What the task asks -> Can you transcribe the data exactly? Leave the pictures out.

Available data ->
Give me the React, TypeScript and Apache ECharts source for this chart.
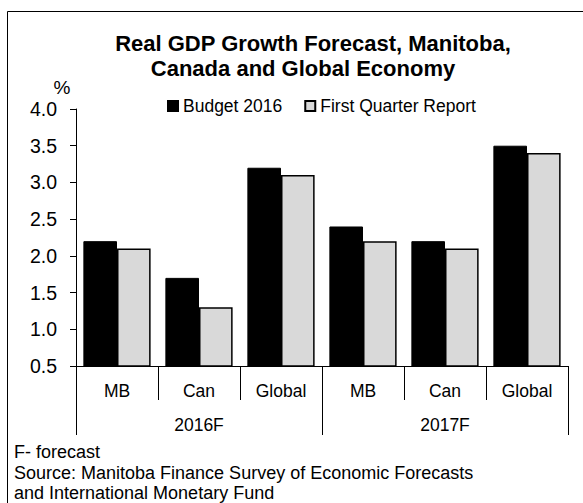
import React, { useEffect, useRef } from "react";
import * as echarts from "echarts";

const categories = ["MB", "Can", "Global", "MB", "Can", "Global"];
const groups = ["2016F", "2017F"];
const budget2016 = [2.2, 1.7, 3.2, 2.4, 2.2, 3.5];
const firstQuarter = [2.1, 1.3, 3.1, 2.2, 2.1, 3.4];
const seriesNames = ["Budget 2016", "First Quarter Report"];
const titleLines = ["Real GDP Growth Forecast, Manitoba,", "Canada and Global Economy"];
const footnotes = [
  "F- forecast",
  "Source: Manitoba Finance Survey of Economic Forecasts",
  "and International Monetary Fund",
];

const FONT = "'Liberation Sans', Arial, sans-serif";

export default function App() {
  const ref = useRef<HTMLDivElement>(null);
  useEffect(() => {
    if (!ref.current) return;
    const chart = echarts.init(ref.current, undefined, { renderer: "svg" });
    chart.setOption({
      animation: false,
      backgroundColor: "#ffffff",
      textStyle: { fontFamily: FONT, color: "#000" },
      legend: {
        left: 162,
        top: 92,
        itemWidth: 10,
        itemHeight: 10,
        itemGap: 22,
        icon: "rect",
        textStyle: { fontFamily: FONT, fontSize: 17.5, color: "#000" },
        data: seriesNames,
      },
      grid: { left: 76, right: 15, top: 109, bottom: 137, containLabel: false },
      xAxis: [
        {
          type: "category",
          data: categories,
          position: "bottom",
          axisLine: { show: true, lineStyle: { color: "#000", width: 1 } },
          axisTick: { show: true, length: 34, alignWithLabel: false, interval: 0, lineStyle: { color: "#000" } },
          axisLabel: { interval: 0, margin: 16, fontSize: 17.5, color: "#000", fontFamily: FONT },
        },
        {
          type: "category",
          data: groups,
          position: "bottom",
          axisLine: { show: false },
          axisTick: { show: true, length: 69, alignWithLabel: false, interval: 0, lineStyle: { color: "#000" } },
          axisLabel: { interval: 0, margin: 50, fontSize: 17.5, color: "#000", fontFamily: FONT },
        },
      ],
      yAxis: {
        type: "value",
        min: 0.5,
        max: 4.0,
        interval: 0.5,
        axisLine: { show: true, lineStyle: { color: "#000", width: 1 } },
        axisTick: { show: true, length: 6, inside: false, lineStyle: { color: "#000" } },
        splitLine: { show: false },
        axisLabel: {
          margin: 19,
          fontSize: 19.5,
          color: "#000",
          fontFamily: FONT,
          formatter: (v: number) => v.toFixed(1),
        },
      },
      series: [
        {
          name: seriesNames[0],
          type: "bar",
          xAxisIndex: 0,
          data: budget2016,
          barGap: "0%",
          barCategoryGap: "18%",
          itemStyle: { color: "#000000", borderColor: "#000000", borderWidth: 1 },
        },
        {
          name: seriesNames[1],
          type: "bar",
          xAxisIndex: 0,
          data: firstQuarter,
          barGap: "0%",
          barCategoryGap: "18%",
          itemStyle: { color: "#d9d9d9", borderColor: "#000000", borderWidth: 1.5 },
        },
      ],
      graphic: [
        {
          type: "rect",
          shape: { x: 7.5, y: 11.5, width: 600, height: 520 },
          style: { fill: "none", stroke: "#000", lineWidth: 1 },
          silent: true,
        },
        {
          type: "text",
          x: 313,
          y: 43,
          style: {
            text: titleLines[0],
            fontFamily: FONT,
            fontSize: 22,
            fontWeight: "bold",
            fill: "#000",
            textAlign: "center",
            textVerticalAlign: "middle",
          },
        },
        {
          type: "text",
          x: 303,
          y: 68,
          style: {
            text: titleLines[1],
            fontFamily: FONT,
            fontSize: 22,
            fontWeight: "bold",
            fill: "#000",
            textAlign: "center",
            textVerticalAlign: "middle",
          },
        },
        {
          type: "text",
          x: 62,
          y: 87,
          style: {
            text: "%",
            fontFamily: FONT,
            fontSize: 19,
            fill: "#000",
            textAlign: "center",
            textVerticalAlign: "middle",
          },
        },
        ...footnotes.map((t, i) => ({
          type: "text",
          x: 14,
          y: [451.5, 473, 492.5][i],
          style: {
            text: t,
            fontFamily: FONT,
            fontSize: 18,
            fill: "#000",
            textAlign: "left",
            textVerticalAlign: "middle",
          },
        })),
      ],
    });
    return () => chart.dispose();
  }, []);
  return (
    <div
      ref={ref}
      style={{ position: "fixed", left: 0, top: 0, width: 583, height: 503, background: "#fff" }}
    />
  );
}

Task answer ->
Give me the React, TypeScript and Apache ECharts source for this chart.
import React, { useEffect, useRef } from "react";
import * as echarts from "echarts";

const categories = ["MB", "Can", "Global", "MB", "Can", "Global"];
const groups = ["2016F", "2017F"];
const budget2016 = [2.2, 1.7, 3.2, 2.4, 2.2, 3.5];
const firstQuarter = [2.1, 1.3, 3.1, 2.2, 2.1, 3.4];
const seriesNames = ["Budget 2016", "First Quarter Report"];
const titleLines = ["Real GDP Growth Forecast, Manitoba,", "Canada and Global Economy"];
const footnotes = [
  "F- forecast",
  "Source: Manitoba Finance Survey of Economic Forecasts",
  "and International Monetary Fund",
];

const FONT = "'Liberation Sans', Arial, sans-serif";

export default function App() {
  const ref = useRef<HTMLDivElement>(null);
  useEffect(() => {
    if (!ref.current) return;
    const chart = echarts.init(ref.current, undefined, { renderer: "svg" });
    chart.setOption({
      animation: false,
      backgroundColor: "#ffffff",
      textStyle: { fontFamily: FONT, color: "#000" },
      legend: {
        left: 162,
        top: 92,
        itemWidth: 10,
        itemHeight: 10,
        itemGap: 22,
        icon: "rect",
        textStyle: { fontFamily: FONT, fontSize: 17.5, color: "#000" },
        data: seriesNames,
      },
      grid: { left: 76, right: 15, top: 109, bottom: 137, containLabel: false },
      xAxis: [
        {
          type: "category",
          data: categories,
          position: "bottom",
          axisLine: { show: true, lineStyle: { color: "#000", width: 1 } },
          axisTick: { show: true, length: 34, alignWithLabel: false, interval: 0, lineStyle: { color: "#000" } },
          axisLabel: { interval: 0, margin: 16, fontSize: 17.5, color: "#000", fontFamily: FONT },
        },
        {
          type: "category",
          data: groups,
          position: "bottom",
          axisLine: { show: false },
          axisTick: { show: true, length: 69, alignWithLabel: false, interval: 0, lineStyle: { color: "#000" } },
          axisLabel: { interval: 0, margin: 50, fontSize: 17.5, color: "#000", fontFamily: FONT },
        },
      ],
      yAxis: {
        type: "value",
        min: 0.5,
        max: 4.0,
        interval: 0.5,
        axisLine: { show: true, lineStyle: { color: "#000", width: 1 } },
        axisTick: { show: true, length: 6, inside: false, lineStyle: { color: "#000" } },
        splitLine: { show: false },
        axisLabel: {
          margin: 19,
          fontSize: 19.5,
          color: "#000",
          fontFamily: FONT,
          formatter: (v: number) => v.toFixed(1),
        },
      },
      series: [
        {
          name: seriesNames[0],
          type: "bar",
          xAxisIndex: 0,
          data: budget2016,
          barGap: "0%",
          barCategoryGap: "18%",
          itemStyle: { color: "#000000", borderColor: "#000000", borderWidth: 1 },
        },
        {
          name: seriesNames[1],
          type: "bar",
          xAxisIndex: 0,
          data: firstQuarter,
          barGap: "0%",
          barCategoryGap: "18%",
          itemStyle: { color: "#d9d9d9", borderColor: "#000000", borderWidth: 1.5 },
        },
      ],
      graphic: [
        {
          type: "rect",
          shape: { x: 7.5, y: 11.5, width: 600, height: 520 },
          style: { fill: "none", stroke: "#000", lineWidth: 1 },
          silent: true,
        },
        {
          type: "text",
          x: 313,
          y: 43,
          style: {
            text: titleLines[0],
            fontFamily: FONT,
            fontSize: 22,
            fontWeight: "bold",
            fill: "#000",
            textAlign: "center",
            textVerticalAlign: "middle",
          },
        },
        {
          type: "text",
          x: 303,
          y: 68,
          style: {
            text: titleLines[1],
            fontFamily: FONT,
            fontSize: 22,
            fontWeight: "bold",
            fill: "#000",
            textAlign: "center",
            textVerticalAlign: "middle",
          },
        },
        {
          type: "text",
          x: 62,
          y: 87,
          style: {
            text: "%",
            fontFamily: FONT,
            fontSize: 19,
            fill: "#000",
            textAlign: "center",
            textVerticalAlign: "middle",
          },
        },
        ...footnotes.map((t, i) => ({
          type: "text",
          x: 14,
          y: [451.5, 473, 492.5][i],
          style: {
            text: t,
            fontFamily: FONT,
            fontSize: 18,
            fill: "#000",
            textAlign: "left",
            textVerticalAlign: "middle",
          },
        })),
      ],
    });
    return () => chart.dispose();
  }, []);
  return (
    <div
      ref={ref}
      style={{ position: "fixed", left: 0, top: 0, width: 583, height: 503, background: "#fff" }}
    />
  );
}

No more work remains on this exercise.